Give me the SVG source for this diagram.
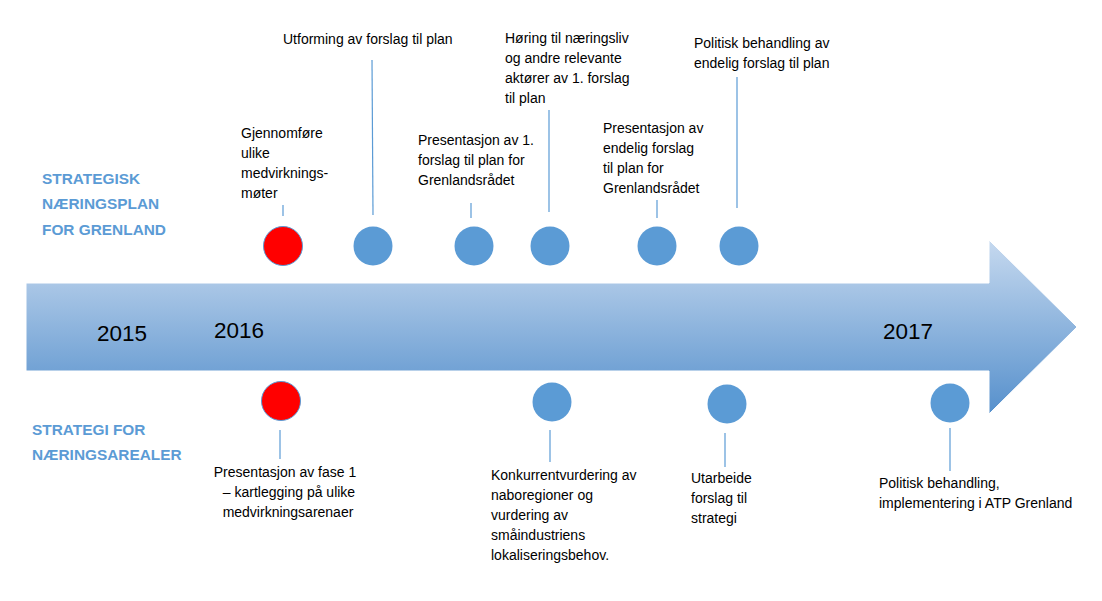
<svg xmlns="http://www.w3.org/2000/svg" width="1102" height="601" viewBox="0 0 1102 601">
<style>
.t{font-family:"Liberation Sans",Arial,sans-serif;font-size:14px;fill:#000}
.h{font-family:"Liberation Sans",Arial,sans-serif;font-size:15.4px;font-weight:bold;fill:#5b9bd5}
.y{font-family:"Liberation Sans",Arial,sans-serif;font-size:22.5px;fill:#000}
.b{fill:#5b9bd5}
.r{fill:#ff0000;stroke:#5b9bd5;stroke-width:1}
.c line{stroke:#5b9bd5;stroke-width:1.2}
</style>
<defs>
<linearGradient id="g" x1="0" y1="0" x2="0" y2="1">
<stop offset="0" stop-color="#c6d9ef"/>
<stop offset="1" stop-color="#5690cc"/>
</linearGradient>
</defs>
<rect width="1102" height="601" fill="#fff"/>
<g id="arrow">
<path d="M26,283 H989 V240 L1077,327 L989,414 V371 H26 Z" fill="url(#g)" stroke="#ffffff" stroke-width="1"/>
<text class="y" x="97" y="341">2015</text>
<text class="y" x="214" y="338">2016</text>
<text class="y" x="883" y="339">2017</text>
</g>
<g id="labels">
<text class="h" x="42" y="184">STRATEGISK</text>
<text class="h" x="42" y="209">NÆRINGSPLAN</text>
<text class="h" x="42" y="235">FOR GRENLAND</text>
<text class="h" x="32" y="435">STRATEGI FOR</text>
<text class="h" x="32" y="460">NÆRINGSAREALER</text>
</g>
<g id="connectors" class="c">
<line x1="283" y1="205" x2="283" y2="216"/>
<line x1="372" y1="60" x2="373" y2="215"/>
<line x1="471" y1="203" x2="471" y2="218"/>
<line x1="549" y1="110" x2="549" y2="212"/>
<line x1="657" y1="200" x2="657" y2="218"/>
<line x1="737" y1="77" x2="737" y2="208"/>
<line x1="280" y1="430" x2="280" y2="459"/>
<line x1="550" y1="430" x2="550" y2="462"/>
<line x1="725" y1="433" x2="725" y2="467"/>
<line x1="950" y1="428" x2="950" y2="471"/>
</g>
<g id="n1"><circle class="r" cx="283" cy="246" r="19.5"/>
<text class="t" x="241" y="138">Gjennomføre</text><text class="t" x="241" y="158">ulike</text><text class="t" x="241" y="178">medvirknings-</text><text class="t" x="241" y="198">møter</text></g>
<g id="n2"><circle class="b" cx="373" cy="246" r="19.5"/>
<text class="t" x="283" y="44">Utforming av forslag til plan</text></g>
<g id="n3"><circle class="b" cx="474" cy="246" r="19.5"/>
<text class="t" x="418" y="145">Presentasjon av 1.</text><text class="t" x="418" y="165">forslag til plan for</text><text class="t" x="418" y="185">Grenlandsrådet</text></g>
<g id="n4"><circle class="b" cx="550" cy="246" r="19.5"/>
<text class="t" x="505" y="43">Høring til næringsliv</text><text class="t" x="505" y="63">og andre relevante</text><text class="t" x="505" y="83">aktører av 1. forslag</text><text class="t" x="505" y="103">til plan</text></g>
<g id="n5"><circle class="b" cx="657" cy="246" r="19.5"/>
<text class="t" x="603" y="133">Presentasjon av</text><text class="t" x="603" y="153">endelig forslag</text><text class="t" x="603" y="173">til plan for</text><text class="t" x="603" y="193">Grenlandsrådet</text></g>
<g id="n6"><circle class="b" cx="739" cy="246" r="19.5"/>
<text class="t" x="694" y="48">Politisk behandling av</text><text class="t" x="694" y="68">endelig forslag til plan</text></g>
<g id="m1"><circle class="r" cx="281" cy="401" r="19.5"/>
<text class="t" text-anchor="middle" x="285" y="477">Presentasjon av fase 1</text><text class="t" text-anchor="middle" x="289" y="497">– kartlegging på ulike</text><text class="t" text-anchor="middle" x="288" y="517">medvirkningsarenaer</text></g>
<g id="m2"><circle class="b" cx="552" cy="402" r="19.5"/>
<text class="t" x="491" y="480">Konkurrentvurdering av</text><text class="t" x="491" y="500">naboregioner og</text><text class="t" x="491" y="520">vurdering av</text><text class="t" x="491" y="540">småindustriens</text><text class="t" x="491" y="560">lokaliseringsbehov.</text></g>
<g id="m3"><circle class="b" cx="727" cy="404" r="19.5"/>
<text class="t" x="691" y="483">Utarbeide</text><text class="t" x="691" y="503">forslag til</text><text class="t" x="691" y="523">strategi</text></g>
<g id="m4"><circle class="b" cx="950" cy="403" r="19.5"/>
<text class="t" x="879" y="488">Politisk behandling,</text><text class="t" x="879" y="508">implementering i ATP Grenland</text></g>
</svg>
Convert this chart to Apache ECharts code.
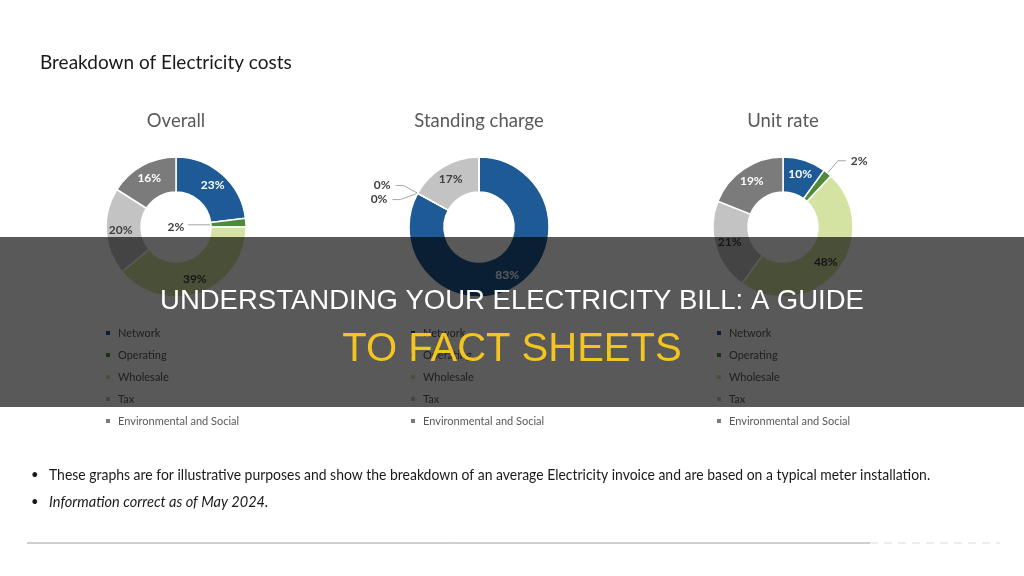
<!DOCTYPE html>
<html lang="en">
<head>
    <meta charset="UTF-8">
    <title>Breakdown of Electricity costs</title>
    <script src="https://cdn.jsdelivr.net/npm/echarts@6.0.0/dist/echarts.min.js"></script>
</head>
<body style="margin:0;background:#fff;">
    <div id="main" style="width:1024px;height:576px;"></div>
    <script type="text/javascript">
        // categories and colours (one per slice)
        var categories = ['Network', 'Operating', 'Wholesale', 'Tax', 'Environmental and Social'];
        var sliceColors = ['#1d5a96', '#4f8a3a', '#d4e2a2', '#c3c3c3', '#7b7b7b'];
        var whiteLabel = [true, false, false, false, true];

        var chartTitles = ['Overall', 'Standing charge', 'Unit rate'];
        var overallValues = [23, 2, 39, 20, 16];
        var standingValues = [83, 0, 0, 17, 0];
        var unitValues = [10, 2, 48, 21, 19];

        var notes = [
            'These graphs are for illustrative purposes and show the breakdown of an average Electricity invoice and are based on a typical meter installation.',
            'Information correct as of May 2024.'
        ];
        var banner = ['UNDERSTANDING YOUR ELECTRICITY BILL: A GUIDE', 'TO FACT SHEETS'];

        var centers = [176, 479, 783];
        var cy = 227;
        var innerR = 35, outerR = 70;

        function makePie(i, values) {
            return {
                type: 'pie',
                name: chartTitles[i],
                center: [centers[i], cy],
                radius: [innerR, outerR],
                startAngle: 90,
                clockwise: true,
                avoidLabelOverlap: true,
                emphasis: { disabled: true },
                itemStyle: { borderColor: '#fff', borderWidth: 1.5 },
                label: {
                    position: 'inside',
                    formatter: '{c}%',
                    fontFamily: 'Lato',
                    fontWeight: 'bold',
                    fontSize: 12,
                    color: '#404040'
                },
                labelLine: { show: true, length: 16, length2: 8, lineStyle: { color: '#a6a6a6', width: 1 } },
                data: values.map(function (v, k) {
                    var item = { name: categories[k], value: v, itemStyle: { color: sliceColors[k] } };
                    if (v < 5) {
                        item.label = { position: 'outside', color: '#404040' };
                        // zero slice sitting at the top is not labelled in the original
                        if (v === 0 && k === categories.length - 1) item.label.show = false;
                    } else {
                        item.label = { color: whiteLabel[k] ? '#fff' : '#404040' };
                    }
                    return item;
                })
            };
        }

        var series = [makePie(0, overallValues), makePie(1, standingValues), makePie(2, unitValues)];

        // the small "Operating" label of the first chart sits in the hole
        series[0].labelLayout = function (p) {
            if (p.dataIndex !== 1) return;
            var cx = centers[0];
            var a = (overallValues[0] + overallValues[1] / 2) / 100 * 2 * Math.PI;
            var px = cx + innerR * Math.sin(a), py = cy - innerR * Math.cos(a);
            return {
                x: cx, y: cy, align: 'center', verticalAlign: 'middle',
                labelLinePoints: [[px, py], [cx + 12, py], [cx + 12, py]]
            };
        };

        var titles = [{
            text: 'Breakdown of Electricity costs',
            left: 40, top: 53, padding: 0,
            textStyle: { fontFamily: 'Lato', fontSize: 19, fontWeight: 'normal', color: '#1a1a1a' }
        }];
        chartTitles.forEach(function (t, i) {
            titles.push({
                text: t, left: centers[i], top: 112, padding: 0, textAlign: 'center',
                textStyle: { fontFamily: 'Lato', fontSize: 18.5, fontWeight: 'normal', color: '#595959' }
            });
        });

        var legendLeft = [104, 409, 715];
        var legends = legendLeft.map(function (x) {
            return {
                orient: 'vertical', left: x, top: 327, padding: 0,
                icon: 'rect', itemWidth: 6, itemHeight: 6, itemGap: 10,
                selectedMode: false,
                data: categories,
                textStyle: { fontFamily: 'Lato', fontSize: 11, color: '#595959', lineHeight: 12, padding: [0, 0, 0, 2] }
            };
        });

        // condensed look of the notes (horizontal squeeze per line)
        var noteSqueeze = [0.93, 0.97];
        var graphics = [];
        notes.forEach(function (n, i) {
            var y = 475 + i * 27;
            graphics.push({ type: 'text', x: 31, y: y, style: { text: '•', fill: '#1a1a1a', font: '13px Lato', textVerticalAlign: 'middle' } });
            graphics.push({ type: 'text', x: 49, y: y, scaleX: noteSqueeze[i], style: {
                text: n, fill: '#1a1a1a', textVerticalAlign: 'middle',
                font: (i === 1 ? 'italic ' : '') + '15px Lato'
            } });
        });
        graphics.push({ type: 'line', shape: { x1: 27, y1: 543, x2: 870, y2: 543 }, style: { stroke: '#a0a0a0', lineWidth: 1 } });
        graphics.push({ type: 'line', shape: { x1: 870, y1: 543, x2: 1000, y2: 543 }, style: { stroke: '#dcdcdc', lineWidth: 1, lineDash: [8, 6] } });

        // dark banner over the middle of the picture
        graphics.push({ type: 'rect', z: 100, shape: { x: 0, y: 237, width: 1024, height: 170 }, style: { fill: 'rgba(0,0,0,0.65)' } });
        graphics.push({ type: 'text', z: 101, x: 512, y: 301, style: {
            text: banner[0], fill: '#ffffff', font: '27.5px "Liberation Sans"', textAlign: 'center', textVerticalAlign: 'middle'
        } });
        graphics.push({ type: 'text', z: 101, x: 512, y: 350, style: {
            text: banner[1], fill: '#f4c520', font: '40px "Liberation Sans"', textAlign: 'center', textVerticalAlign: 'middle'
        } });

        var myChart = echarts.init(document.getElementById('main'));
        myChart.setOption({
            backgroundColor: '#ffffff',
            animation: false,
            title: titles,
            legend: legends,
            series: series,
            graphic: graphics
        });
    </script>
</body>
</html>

◇ ◇ ◇

--- WHAT IS NEEDED ---
Skip the pictures and repeat, word for word, the lines from the one containing "Convert this chart to Apache ECharts code." to the one containing "var innerR = 35, outerR = 70;", keeping both of those lines.

--- COMPLETE OUTPUT ---
Convert this chart to Apache ECharts code.
<!DOCTYPE html>
<html lang="en">
<head>
    <meta charset="UTF-8">
    <title>Breakdown of Electricity costs</title>
    <script src="https://cdn.jsdelivr.net/npm/echarts@6.0.0/dist/echarts.min.js"></script>
</head>
<body style="margin:0;background:#fff;">
    <div id="main" style="width:1024px;height:576px;"></div>
    <script type="text/javascript">
        // categories and colours (one per slice)
        var categories = ['Network', 'Operating', 'Wholesale', 'Tax', 'Environmental and Social'];
        var sliceColors = ['#1d5a96', '#4f8a3a', '#d4e2a2', '#c3c3c3', '#7b7b7b'];
        var whiteLabel = [true, false, false, false, true];

        var chartTitles = ['Overall', 'Standing charge', 'Unit rate'];
        var overallValues = [23, 2, 39, 20, 16];
        var standingValues = [83, 0, 0, 17, 0];
        var unitValues = [10, 2, 48, 21, 19];

        var notes = [
            'These graphs are for illustrative purposes and show the breakdown of an average Electricity invoice and are based on a typical meter installation.',
            'Information correct as of May 2024.'
        ];
        var banner = ['UNDERSTANDING YOUR ELECTRICITY BILL: A GUIDE', 'TO FACT SHEETS'];

        var centers = [176, 479, 783];
        var cy = 227;
        var innerR = 35, outerR = 70;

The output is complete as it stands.